SOURCE EXCERPT =>
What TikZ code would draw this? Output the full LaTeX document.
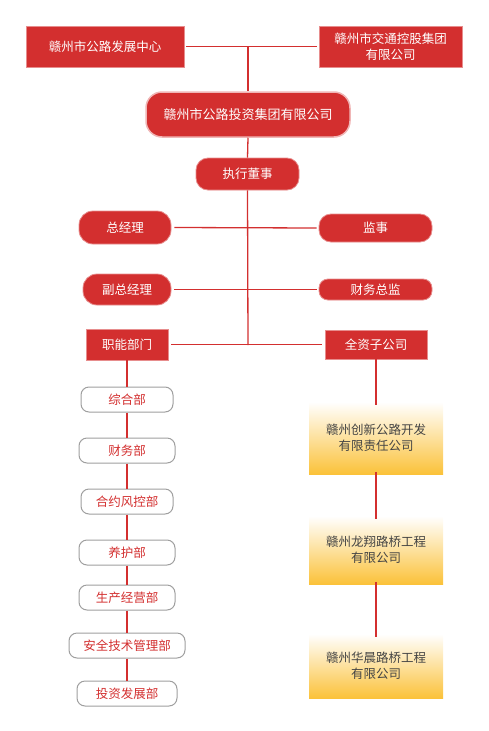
\documentclass[tikz,border=0pt]{standalone}
\usepackage{fontspec}
\setmainfont{Noto Sans CJK SC}
\definecolor{hred}{RGB}{211,47,47}
\definecolor{hyel}{RGB}{251,194,58}
\definecolor{htxt}{RGB}{68,68,68}
\begin{document}
\begin{tikzpicture}[x=1pt,y=-1pt,
  base/.style={inner sep=0pt,align=center,font=\fontsize{12.5}{16}\selectfont},
  redbox/.style={base,fill=hred,draw=hred!55!white,line width=0.8pt,text=white},
  pill/.style={redbox,rounded corners=#1},
  dept/.style={base,fill=white,draw=gray!75,line width=1pt,text=hred,rounded corners=8pt,minimum height=25pt},
  sub/.style={base,top color=white,bottom color=hyel,text=htxt,minimum width=134pt},
  link/.style={draw=hred,line width=1.3pt}]
\useasboundingbox (0,0) rectangle (489,731);
% top level
\node[redbox,minimum width=158pt,minimum height=41pt] (tl) at (105,46.5) {赣州市公路发展中心};
\node[redbox,minimum width=143pt,minimum height=41pt] (tr) at (390.5,46.5) {赣州市交通控股集团\\有限公司};
\coordinate (j0) at (248,46.5);
\node[pill=16pt,minimum width=204pt,minimum height=45pt,draw=hred!35!white,line width=1.5pt,font=\fontsize{13}{16}\selectfont] (main) at (248,114.5) {赣州市公路投资集团有限公司};
\node[pill=12pt,minimum width=103pt,minimum height=32pt] (exec) at (247.5,174) {执行董事};
\node[pill=14pt,minimum width=92pt,minimum height=33pt] (gm) at (125,227.5) {总经理};
\node[pill=12pt,minimum width=113pt,minimum height=28pt] (sup) at (375.5,228) {监事};
\node[pill=14pt,minimum width=88pt,minimum height=31pt] (dgm) at (127,289.5) {副总经理};
\node[pill=9pt,minimum width=113pt,minimum height=21pt] (cfo) at (375.5,289.5) {财务总监};
\node[redbox,minimum width=82pt,minimum height=31pt] (func) at (127,344.5) {职能部门};
\node[redbox,minimum width=102pt,minimum height=29pt] (subs) at (376,344.5) {全资子公司};
\coordinate (jb) at (248,345);
% departments
\node[dept,minimum width=92pt] (d1) at (127,399.5) {综合部};
\node[dept,minimum width=96pt] (d2) at (127,450.5) {财务部};
\node[dept,minimum width=92pt] (d3) at (127,501.5) {合约风控部};
\node[dept,minimum width=96pt] (d4) at (127,552.5) {养护部};
\node[dept,minimum width=96pt] (d5) at (127,597.5) {生产经营部};
\node[dept,minimum width=116pt] (d6) at (127,645.5) {安全技术管理部};
\node[dept,minimum width=100pt] (d7) at (127,693.5) {投资发展部};
% subsidiaries
\node[sub,minimum height=72pt] (s1) at (376,438) {赣州创新公路开发\\有限责任公司};
\node[sub,minimum height=68pt] (s2) at (376,550) {赣州龙翔路桥工程\\有限公司};
\node[sub,minimum height=64pt] (s3) at (376,666) {赣州华晨路桥工程\\有限公司};
% connectors
\draw[link] ([xshift=2pt]tl.east) -- ([xshift=-2pt]tr.west);
\draw[link] (j0) -- (main.north);
\draw[link] (main.south) -- (exec.north);
\draw[link] (exec.south) -- (jb);
\draw[link] ([xshift=3pt]gm.east) -- ([xshift=-2pt]sup.west);
\draw[link] ([xshift=3pt]dgm.east) -- ([xshift=-2pt]cfo.west);
\draw[link] ([xshift=3pt]func.east) -- ([xshift=-3pt]subs.west);
\draw[link] ([yshift=2pt]func.south) -- (d1.north);
\draw[link] (d1) -- (d2);
\draw[link] (d2) -- (d3);
\draw[link] (d3) -- (d4);
\draw[link] (d4) -- (d5);
\draw[link] (d5) -- (d6);
\draw[link] (d6) -- (d7);
\draw[link] ([yshift=2pt]subs.south) -- ([yshift=-3pt]s1.north);
\draw[link] ([yshift=2pt]s1.south) -- ([yshift=-3pt]s2.north);
\draw[link] ([yshift=2pt]s2.south) -- ([yshift=-3pt]s3.north);
\end{tikzpicture}
\end{document}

EXERCISE OBJECTIVE => Repeat the material above in full and exactly, omitting the pictures.

ANSWER IN FULL =>
What TikZ code would draw this? Output the full LaTeX document.
\documentclass[tikz,border=0pt]{standalone}
\usepackage{fontspec}
\setmainfont{Noto Sans CJK SC}
\definecolor{hred}{RGB}{211,47,47}
\definecolor{hyel}{RGB}{251,194,58}
\definecolor{htxt}{RGB}{68,68,68}
\begin{document}
\begin{tikzpicture}[x=1pt,y=-1pt,
  base/.style={inner sep=0pt,align=center,font=\fontsize{12.5}{16}\selectfont},
  redbox/.style={base,fill=hred,draw=hred!55!white,line width=0.8pt,text=white},
  pill/.style={redbox,rounded corners=#1},
  dept/.style={base,fill=white,draw=gray!75,line width=1pt,text=hred,rounded corners=8pt,minimum height=25pt},
  sub/.style={base,top color=white,bottom color=hyel,text=htxt,minimum width=134pt},
  link/.style={draw=hred,line width=1.3pt}]
\useasboundingbox (0,0) rectangle (489,731);
% top level
\node[redbox,minimum width=158pt,minimum height=41pt] (tl) at (105,46.5) {赣州市公路发展中心};
\node[redbox,minimum width=143pt,minimum height=41pt] (tr) at (390.5,46.5) {赣州市交通控股集团\\有限公司};
\coordinate (j0) at (248,46.5);
\node[pill=16pt,minimum width=204pt,minimum height=45pt,draw=hred!35!white,line width=1.5pt,font=\fontsize{13}{16}\selectfont] (main) at (248,114.5) {赣州市公路投资集团有限公司};
\node[pill=12pt,minimum width=103pt,minimum height=32pt] (exec) at (247.5,174) {执行董事};
\node[pill=14pt,minimum width=92pt,minimum height=33pt] (gm) at (125,227.5) {总经理};
\node[pill=12pt,minimum width=113pt,minimum height=28pt] (sup) at (375.5,228) {监事};
\node[pill=14pt,minimum width=88pt,minimum height=31pt] (dgm) at (127,289.5) {副总经理};
\node[pill=9pt,minimum width=113pt,minimum height=21pt] (cfo) at (375.5,289.5) {财务总监};
\node[redbox,minimum width=82pt,minimum height=31pt] (func) at (127,344.5) {职能部门};
\node[redbox,minimum width=102pt,minimum height=29pt] (subs) at (376,344.5) {全资子公司};
\coordinate (jb) at (248,345);
% departments
\node[dept,minimum width=92pt] (d1) at (127,399.5) {综合部};
\node[dept,minimum width=96pt] (d2) at (127,450.5) {财务部};
\node[dept,minimum width=92pt] (d3) at (127,501.5) {合约风控部};
\node[dept,minimum width=96pt] (d4) at (127,552.5) {养护部};
\node[dept,minimum width=96pt] (d5) at (127,597.5) {生产经营部};
\node[dept,minimum width=116pt] (d6) at (127,645.5) {安全技术管理部};
\node[dept,minimum width=100pt] (d7) at (127,693.5) {投资发展部};
% subsidiaries
\node[sub,minimum height=72pt] (s1) at (376,438) {赣州创新公路开发\\有限责任公司};
\node[sub,minimum height=68pt] (s2) at (376,550) {赣州龙翔路桥工程\\有限公司};
\node[sub,minimum height=64pt] (s3) at (376,666) {赣州华晨路桥工程\\有限公司};
% connectors
\draw[link] ([xshift=2pt]tl.east) -- ([xshift=-2pt]tr.west);
\draw[link] (j0) -- (main.north);
\draw[link] (main.south) -- (exec.north);
\draw[link] (exec.south) -- (jb);
\draw[link] ([xshift=3pt]gm.east) -- ([xshift=-2pt]sup.west);
\draw[link] ([xshift=3pt]dgm.east) -- ([xshift=-2pt]cfo.west);
\draw[link] ([xshift=3pt]func.east) -- ([xshift=-3pt]subs.west);
\draw[link] ([yshift=2pt]func.south) -- (d1.north);
\draw[link] (d1) -- (d2);
\draw[link] (d2) -- (d3);
\draw[link] (d3) -- (d4);
\draw[link] (d4) -- (d5);
\draw[link] (d5) -- (d6);
\draw[link] (d6) -- (d7);
\draw[link] ([yshift=2pt]subs.south) -- ([yshift=-3pt]s1.north);
\draw[link] ([yshift=2pt]s1.south) -- ([yshift=-3pt]s2.north);
\draw[link] ([yshift=2pt]s2.south) -- ([yshift=-3pt]s3.north);
\end{tikzpicture}
\end{document}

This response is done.